* Problem
Any picture among the records should be left out, please; retype the rest exactly.

* Records shown
☆ ☆ ☆ ☆ ☆

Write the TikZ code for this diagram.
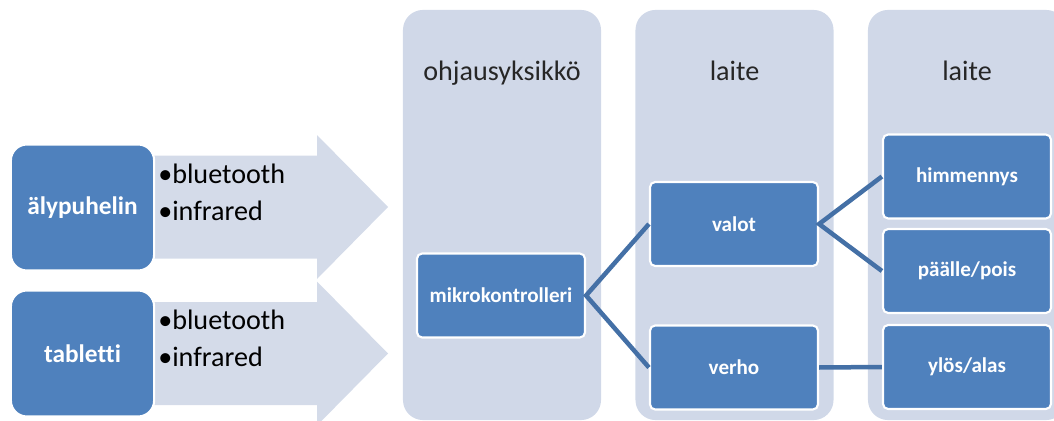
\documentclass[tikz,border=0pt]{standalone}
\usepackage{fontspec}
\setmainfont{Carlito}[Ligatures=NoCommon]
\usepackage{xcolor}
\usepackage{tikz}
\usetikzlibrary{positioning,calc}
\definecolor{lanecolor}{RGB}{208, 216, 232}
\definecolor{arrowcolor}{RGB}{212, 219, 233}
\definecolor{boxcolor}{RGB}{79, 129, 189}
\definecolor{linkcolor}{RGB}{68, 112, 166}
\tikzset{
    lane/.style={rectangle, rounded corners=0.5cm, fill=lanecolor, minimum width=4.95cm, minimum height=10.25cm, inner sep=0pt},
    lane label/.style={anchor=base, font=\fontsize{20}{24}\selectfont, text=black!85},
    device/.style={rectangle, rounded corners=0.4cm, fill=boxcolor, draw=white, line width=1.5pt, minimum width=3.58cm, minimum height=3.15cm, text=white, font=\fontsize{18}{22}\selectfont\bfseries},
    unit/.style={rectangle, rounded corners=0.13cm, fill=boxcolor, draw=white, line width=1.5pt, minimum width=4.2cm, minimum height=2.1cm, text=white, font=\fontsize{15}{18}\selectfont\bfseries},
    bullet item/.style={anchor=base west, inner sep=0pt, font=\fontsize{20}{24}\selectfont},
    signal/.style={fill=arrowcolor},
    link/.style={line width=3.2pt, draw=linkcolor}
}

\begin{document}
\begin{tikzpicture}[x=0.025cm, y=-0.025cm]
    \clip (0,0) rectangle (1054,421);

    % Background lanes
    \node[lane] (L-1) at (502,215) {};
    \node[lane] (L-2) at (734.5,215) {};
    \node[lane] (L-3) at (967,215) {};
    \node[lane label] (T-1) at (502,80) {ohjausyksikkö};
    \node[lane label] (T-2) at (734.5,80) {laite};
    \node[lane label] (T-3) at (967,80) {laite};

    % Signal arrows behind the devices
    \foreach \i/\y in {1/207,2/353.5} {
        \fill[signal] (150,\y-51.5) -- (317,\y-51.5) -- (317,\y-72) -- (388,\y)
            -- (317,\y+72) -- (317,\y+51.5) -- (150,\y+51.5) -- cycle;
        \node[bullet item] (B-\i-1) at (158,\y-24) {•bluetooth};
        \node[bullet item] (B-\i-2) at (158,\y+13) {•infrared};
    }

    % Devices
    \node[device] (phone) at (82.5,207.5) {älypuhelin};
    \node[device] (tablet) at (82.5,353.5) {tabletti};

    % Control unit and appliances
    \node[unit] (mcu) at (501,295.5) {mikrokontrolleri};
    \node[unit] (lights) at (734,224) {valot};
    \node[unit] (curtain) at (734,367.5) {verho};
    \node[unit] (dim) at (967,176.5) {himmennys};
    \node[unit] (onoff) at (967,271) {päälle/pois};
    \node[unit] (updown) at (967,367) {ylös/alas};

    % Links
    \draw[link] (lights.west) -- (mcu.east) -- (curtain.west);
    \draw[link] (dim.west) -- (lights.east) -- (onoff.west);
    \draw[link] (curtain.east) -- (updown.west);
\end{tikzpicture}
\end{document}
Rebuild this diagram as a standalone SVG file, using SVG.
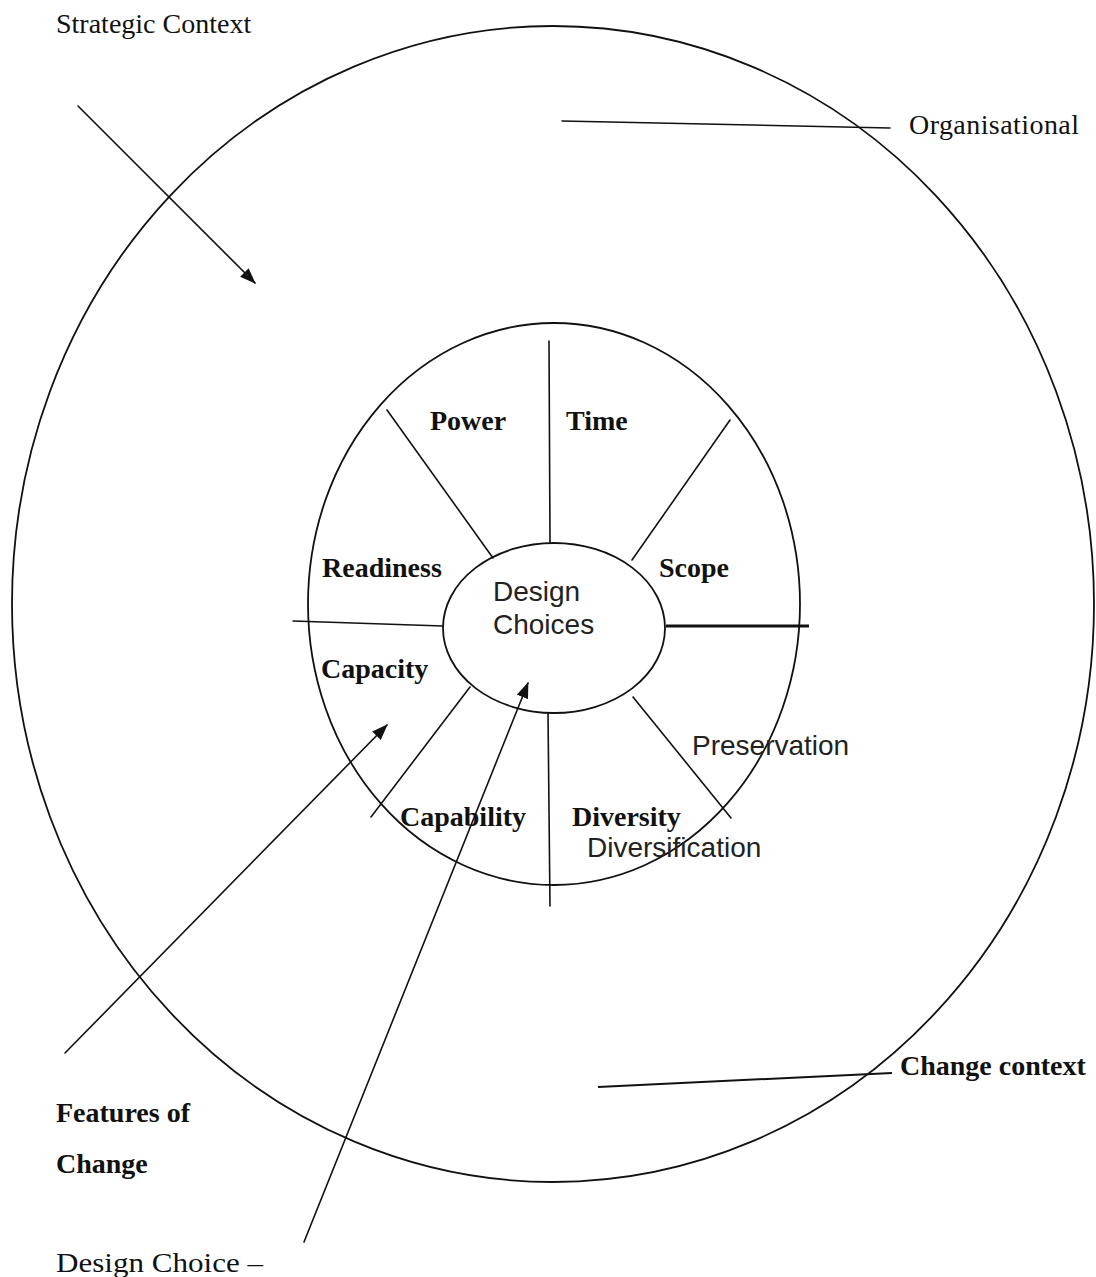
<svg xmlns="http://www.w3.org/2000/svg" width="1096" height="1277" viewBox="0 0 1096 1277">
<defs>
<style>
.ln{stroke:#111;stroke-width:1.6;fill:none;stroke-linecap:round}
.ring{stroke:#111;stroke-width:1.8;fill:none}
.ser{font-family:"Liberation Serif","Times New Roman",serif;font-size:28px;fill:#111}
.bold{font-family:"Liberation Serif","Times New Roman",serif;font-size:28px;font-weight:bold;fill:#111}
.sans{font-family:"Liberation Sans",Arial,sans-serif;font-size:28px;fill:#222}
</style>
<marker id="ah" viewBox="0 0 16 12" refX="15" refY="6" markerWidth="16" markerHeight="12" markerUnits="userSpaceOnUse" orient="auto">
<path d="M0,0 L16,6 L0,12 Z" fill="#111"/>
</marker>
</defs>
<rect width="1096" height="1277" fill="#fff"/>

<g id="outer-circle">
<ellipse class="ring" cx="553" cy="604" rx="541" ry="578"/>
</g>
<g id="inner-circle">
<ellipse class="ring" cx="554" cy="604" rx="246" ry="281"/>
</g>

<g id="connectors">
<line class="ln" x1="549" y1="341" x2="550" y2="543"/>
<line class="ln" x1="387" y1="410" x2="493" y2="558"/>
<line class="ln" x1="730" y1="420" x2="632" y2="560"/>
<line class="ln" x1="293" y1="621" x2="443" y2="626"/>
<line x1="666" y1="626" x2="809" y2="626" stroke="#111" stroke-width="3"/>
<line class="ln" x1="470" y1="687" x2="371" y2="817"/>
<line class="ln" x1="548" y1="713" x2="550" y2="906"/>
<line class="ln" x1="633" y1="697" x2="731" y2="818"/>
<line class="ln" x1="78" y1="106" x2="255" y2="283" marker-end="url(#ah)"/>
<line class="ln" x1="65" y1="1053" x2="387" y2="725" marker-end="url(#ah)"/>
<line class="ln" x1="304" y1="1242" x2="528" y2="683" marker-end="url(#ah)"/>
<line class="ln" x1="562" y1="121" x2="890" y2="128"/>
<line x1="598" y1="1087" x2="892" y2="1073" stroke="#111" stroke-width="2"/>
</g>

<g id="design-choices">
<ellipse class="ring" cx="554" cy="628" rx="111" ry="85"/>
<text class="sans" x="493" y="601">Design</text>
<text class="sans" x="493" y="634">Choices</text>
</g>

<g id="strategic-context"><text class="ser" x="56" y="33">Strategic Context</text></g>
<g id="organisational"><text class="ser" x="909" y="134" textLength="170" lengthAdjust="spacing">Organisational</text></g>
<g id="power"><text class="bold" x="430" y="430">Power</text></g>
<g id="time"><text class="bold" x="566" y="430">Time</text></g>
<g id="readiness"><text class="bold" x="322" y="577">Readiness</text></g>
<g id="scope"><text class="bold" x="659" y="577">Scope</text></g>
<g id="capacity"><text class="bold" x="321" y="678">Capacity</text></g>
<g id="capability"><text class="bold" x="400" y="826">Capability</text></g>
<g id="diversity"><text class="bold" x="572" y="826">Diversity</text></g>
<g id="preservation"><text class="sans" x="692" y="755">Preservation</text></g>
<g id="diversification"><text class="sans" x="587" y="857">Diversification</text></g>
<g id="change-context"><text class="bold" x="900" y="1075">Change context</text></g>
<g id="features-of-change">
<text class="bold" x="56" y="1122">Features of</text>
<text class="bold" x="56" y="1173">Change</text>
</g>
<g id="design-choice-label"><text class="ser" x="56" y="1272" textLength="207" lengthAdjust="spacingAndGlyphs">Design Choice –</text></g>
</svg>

☆ ☆ ☆ ☆ ☆

* In response
Write the TikZ code for this diagram.
\documentclass[tikz,border=0pt]{standalone}
\usepackage{fontspec}
\setmainfont{Carlito}[Ligatures=NoCommon]
\usepackage{xcolor}
\usepackage{tikz}
\usetikzlibrary{positioning,calc}
\definecolor{lanecolor}{RGB}{208, 216, 232}
\definecolor{arrowcolor}{RGB}{212, 219, 233}
\definecolor{boxcolor}{RGB}{79, 129, 189}
\definecolor{linkcolor}{RGB}{68, 112, 166}
\tikzset{
    lane/.style={rectangle, rounded corners=0.5cm, fill=lanecolor, minimum width=4.95cm, minimum height=10.25cm, inner sep=0pt},
    lane label/.style={anchor=base, font=\fontsize{20}{24}\selectfont, text=black!85},
    device/.style={rectangle, rounded corners=0.4cm, fill=boxcolor, draw=white, line width=1.5pt, minimum width=3.58cm, minimum height=3.15cm, text=white, font=\fontsize{18}{22}\selectfont\bfseries},
    unit/.style={rectangle, rounded corners=0.13cm, fill=boxcolor, draw=white, line width=1.5pt, minimum width=4.2cm, minimum height=2.1cm, text=white, font=\fontsize{15}{18}\selectfont\bfseries},
    bullet item/.style={anchor=base west, inner sep=0pt, font=\fontsize{20}{24}\selectfont},
    signal/.style={fill=arrowcolor},
    link/.style={line width=3.2pt, draw=linkcolor}
}

\begin{document}
\begin{tikzpicture}[x=0.025cm, y=-0.025cm]
    \clip (0,0) rectangle (1054,421);

    % Background lanes
    \node[lane] (L-1) at (502,215) {};
    \node[lane] (L-2) at (734.5,215) {};
    \node[lane] (L-3) at (967,215) {};
    \node[lane label] (T-1) at (502,80) {ohjausyksikkö};
    \node[lane label] (T-2) at (734.5,80) {laite};
    \node[lane label] (T-3) at (967,80) {laite};

    % Signal arrows behind the devices
    \foreach \i/\y in {1/207,2/353.5} {
        \fill[signal] (150,\y-51.5) -- (317,\y-51.5) -- (317,\y-72) -- (388,\y)
            -- (317,\y+72) -- (317,\y+51.5) -- (150,\y+51.5) -- cycle;
        \node[bullet item] (B-\i-1) at (158,\y-24) {•bluetooth};
        \node[bullet item] (B-\i-2) at (158,\y+13) {•infrared};
    }

    % Devices
    \node[device] (phone) at (82.5,207.5) {älypuhelin};
    \node[device] (tablet) at (82.5,353.5) {tabletti};

    % Control unit and appliances
    \node[unit] (mcu) at (501,295.5) {mikrokontrolleri};
    \node[unit] (lights) at (734,224) {valot};
    \node[unit] (curtain) at (734,367.5) {verho};
    \node[unit] (dim) at (967,176.5) {himmennys};
    \node[unit] (onoff) at (967,271) {päälle/pois};
    \node[unit] (updown) at (967,367) {ylös/alas};

    % Links
    \draw[link] (lights.west) -- (mcu.east) -- (curtain.west);
    \draw[link] (dim.west) -- (lights.east) -- (onoff.west);
    \draw[link] (curtain.east) -- (updown.west);
\end{tikzpicture}
\end{document}
Rebuild this diagram as a standalone SVG file, using SVG.
<svg xmlns="http://www.w3.org/2000/svg" width="1096" height="1277" viewBox="0 0 1096 1277">
<defs>
<style>
.ln{stroke:#111;stroke-width:1.6;fill:none;stroke-linecap:round}
.ring{stroke:#111;stroke-width:1.8;fill:none}
.ser{font-family:"Liberation Serif","Times New Roman",serif;font-size:28px;fill:#111}
.bold{font-family:"Liberation Serif","Times New Roman",serif;font-size:28px;font-weight:bold;fill:#111}
.sans{font-family:"Liberation Sans",Arial,sans-serif;font-size:28px;fill:#222}
</style>
<marker id="ah" viewBox="0 0 16 12" refX="15" refY="6" markerWidth="16" markerHeight="12" markerUnits="userSpaceOnUse" orient="auto">
<path d="M0,0 L16,6 L0,12 Z" fill="#111"/>
</marker>
</defs>
<rect width="1096" height="1277" fill="#fff"/>

<g id="outer-circle">
<ellipse class="ring" cx="553" cy="604" rx="541" ry="578"/>
</g>
<g id="inner-circle">
<ellipse class="ring" cx="554" cy="604" rx="246" ry="281"/>
</g>

<g id="connectors">
<line class="ln" x1="549" y1="341" x2="550" y2="543"/>
<line class="ln" x1="387" y1="410" x2="493" y2="558"/>
<line class="ln" x1="730" y1="420" x2="632" y2="560"/>
<line class="ln" x1="293" y1="621" x2="443" y2="626"/>
<line x1="666" y1="626" x2="809" y2="626" stroke="#111" stroke-width="3"/>
<line class="ln" x1="470" y1="687" x2="371" y2="817"/>
<line class="ln" x1="548" y1="713" x2="550" y2="906"/>
<line class="ln" x1="633" y1="697" x2="731" y2="818"/>
<line class="ln" x1="78" y1="106" x2="255" y2="283" marker-end="url(#ah)"/>
<line class="ln" x1="65" y1="1053" x2="387" y2="725" marker-end="url(#ah)"/>
<line class="ln" x1="304" y1="1242" x2="528" y2="683" marker-end="url(#ah)"/>
<line class="ln" x1="562" y1="121" x2="890" y2="128"/>
<line x1="598" y1="1087" x2="892" y2="1073" stroke="#111" stroke-width="2"/>
</g>

<g id="design-choices">
<ellipse class="ring" cx="554" cy="628" rx="111" ry="85"/>
<text class="sans" x="493" y="601">Design</text>
<text class="sans" x="493" y="634">Choices</text>
</g>

<g id="strategic-context"><text class="ser" x="56" y="33">Strategic Context</text></g>
<g id="organisational"><text class="ser" x="909" y="134" textLength="170" lengthAdjust="spacing">Organisational</text></g>
<g id="power"><text class="bold" x="430" y="430">Power</text></g>
<g id="time"><text class="bold" x="566" y="430">Time</text></g>
<g id="readiness"><text class="bold" x="322" y="577">Readiness</text></g>
<g id="scope"><text class="bold" x="659" y="577">Scope</text></g>
<g id="capacity"><text class="bold" x="321" y="678">Capacity</text></g>
<g id="capability"><text class="bold" x="400" y="826">Capability</text></g>
<g id="diversity"><text class="bold" x="572" y="826">Diversity</text></g>
<g id="preservation"><text class="sans" x="692" y="755">Preservation</text></g>
<g id="diversification"><text class="sans" x="587" y="857">Diversification</text></g>
<g id="change-context"><text class="bold" x="900" y="1075">Change context</text></g>
<g id="features-of-change">
<text class="bold" x="56" y="1122">Features of</text>
<text class="bold" x="56" y="1173">Change</text>
</g>
<g id="design-choice-label"><text class="ser" x="56" y="1272" textLength="207" lengthAdjust="spacingAndGlyphs">Design Choice –</text></g>
</svg>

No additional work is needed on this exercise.